◆ Stated problem: Isolate every line in the records below with "this" in it.

[Figure scripts]
- - -

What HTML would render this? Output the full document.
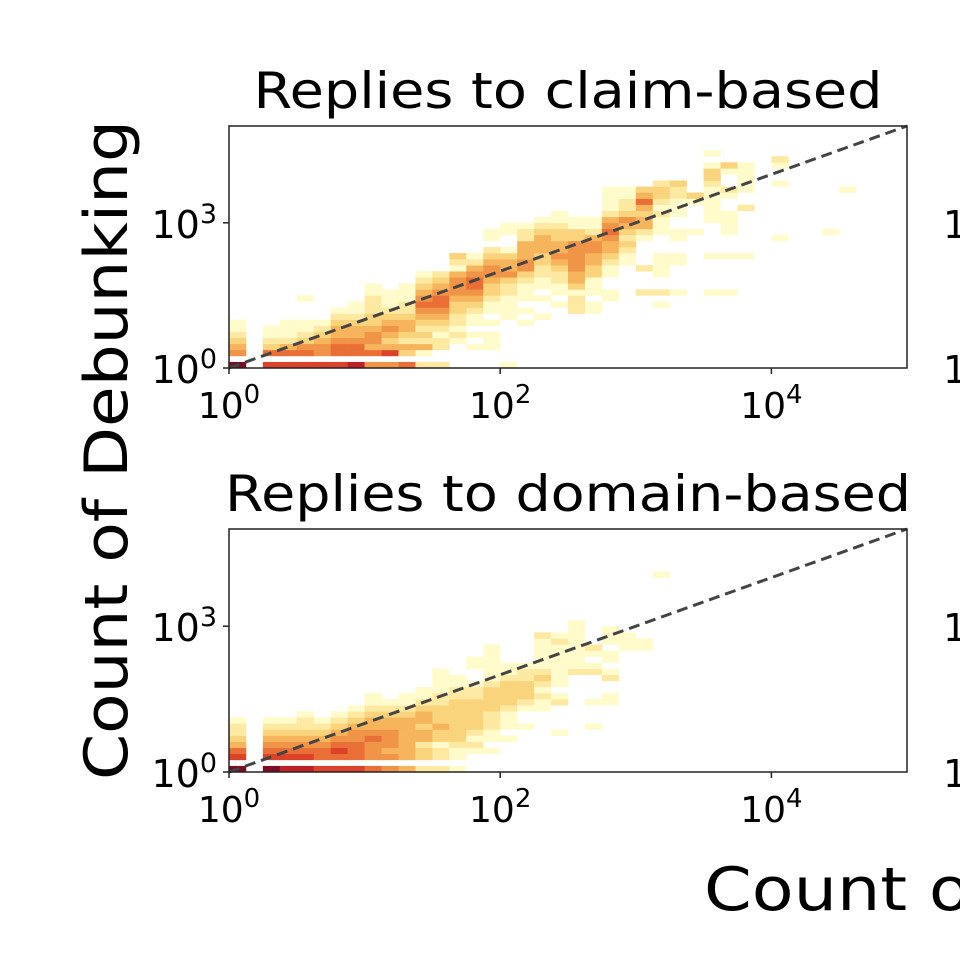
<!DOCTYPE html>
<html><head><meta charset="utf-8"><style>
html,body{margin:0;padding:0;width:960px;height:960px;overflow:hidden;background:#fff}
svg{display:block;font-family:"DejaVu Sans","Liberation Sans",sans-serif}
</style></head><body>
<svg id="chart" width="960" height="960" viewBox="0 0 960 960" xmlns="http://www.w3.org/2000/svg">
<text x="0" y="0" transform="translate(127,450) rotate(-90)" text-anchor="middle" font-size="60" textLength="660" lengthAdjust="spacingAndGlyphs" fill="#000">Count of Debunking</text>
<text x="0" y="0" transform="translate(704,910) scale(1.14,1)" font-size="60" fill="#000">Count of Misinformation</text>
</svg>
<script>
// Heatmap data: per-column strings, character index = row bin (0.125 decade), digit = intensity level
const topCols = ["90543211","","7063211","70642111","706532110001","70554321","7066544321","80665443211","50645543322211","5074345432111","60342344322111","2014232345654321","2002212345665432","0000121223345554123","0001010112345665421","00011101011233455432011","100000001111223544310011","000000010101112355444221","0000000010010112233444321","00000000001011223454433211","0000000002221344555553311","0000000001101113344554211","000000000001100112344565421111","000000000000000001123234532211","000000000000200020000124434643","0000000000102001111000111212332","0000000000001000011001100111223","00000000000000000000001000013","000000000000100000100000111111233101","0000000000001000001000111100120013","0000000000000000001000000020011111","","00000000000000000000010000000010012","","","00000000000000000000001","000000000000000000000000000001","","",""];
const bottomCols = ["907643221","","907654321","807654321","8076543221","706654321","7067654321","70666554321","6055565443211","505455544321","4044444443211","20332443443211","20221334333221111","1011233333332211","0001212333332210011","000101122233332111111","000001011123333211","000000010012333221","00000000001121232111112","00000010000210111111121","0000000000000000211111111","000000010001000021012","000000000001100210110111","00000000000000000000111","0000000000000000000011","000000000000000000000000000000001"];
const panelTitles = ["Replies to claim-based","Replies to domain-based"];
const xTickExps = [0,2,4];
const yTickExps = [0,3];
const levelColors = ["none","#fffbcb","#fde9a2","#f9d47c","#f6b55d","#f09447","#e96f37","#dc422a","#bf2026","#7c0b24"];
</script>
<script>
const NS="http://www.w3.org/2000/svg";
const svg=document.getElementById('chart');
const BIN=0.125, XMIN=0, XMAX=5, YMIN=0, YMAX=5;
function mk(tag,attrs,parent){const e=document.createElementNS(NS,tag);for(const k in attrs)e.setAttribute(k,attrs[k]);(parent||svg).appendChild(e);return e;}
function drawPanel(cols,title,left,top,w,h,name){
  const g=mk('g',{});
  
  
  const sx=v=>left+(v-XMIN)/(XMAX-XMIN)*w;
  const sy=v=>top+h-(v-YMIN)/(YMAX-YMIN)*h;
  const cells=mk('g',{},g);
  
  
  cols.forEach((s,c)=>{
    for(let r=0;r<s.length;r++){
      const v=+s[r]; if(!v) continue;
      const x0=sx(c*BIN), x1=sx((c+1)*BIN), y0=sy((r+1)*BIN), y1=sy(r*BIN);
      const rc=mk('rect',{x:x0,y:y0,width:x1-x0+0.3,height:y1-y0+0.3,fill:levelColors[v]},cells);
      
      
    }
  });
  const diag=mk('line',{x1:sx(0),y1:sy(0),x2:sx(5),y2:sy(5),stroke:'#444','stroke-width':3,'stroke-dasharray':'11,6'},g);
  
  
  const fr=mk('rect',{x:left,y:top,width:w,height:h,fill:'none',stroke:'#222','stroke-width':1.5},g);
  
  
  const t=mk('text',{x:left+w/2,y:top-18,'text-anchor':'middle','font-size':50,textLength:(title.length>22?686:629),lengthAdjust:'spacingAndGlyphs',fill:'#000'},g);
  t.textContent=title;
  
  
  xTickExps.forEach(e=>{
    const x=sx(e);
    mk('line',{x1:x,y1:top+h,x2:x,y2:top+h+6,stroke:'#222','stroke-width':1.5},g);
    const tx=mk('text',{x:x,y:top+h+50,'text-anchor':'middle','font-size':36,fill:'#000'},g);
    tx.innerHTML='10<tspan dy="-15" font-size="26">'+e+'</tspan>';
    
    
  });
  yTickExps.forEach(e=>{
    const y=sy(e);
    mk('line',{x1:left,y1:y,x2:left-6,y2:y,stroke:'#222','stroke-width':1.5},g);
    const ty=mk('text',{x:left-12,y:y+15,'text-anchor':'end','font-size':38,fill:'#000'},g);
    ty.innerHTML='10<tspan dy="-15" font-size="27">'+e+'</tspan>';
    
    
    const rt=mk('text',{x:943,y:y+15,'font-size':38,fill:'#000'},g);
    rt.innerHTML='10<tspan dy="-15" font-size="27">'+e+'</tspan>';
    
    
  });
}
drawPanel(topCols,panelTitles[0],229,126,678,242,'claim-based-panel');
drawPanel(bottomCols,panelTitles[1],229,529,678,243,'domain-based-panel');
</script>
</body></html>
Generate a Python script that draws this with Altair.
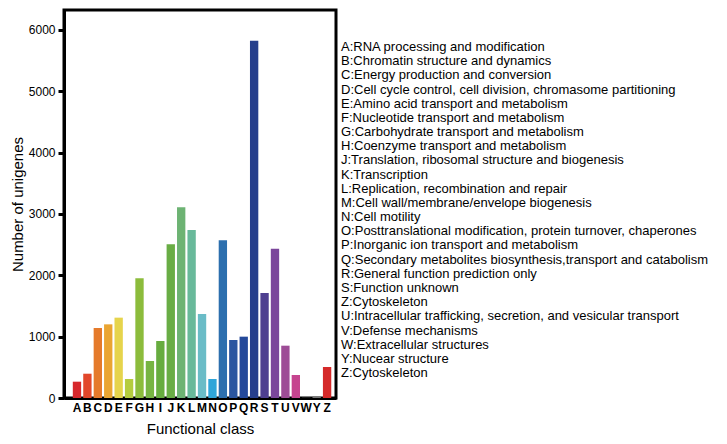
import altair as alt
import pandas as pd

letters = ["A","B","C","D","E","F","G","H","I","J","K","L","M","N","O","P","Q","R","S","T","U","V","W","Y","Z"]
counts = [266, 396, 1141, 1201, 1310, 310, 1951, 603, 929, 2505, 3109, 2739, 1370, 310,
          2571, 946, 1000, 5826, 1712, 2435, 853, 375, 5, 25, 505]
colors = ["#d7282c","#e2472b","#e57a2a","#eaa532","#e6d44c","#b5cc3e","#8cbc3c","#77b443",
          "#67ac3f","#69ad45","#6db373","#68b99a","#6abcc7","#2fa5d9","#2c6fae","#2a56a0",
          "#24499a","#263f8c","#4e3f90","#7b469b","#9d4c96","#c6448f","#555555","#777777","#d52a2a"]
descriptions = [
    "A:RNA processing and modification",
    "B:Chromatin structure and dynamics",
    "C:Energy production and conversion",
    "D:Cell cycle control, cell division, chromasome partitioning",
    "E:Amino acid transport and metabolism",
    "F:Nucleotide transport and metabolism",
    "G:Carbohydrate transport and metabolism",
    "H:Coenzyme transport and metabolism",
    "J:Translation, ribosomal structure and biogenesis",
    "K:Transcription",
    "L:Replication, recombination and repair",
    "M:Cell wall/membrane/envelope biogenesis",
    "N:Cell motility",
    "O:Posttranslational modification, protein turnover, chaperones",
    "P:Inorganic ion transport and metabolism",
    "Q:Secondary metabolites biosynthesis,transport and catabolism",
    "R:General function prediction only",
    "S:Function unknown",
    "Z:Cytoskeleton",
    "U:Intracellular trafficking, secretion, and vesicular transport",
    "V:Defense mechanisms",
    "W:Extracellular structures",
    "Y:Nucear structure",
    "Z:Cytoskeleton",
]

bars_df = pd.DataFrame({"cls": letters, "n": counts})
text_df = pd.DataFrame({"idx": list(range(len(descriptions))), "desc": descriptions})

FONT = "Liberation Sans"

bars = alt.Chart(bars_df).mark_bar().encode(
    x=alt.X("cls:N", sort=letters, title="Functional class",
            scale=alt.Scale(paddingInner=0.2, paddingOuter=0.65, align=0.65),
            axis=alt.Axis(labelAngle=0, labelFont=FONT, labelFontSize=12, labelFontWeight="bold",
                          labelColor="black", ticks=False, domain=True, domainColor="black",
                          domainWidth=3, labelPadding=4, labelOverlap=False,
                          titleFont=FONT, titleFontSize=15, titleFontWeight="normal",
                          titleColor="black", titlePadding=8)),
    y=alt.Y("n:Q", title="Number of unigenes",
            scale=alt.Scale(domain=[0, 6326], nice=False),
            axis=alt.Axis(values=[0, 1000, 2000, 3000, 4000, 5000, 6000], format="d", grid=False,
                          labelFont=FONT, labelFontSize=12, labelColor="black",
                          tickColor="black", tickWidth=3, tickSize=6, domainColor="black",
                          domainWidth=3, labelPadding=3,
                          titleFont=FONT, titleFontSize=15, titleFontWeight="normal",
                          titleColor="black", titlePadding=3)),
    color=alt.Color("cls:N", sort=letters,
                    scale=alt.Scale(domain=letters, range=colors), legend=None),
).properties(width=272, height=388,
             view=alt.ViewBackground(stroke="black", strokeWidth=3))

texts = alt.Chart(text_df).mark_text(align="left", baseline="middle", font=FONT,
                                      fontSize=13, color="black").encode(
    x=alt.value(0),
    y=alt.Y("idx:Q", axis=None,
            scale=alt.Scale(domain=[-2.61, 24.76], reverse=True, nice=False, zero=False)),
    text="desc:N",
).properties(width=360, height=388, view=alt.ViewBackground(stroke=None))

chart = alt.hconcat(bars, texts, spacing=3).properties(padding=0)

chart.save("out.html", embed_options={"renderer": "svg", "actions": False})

- - -

◆ Expected answer:
What HTML would render this? Output the full document.
Generate a Python script that draws this with Altair.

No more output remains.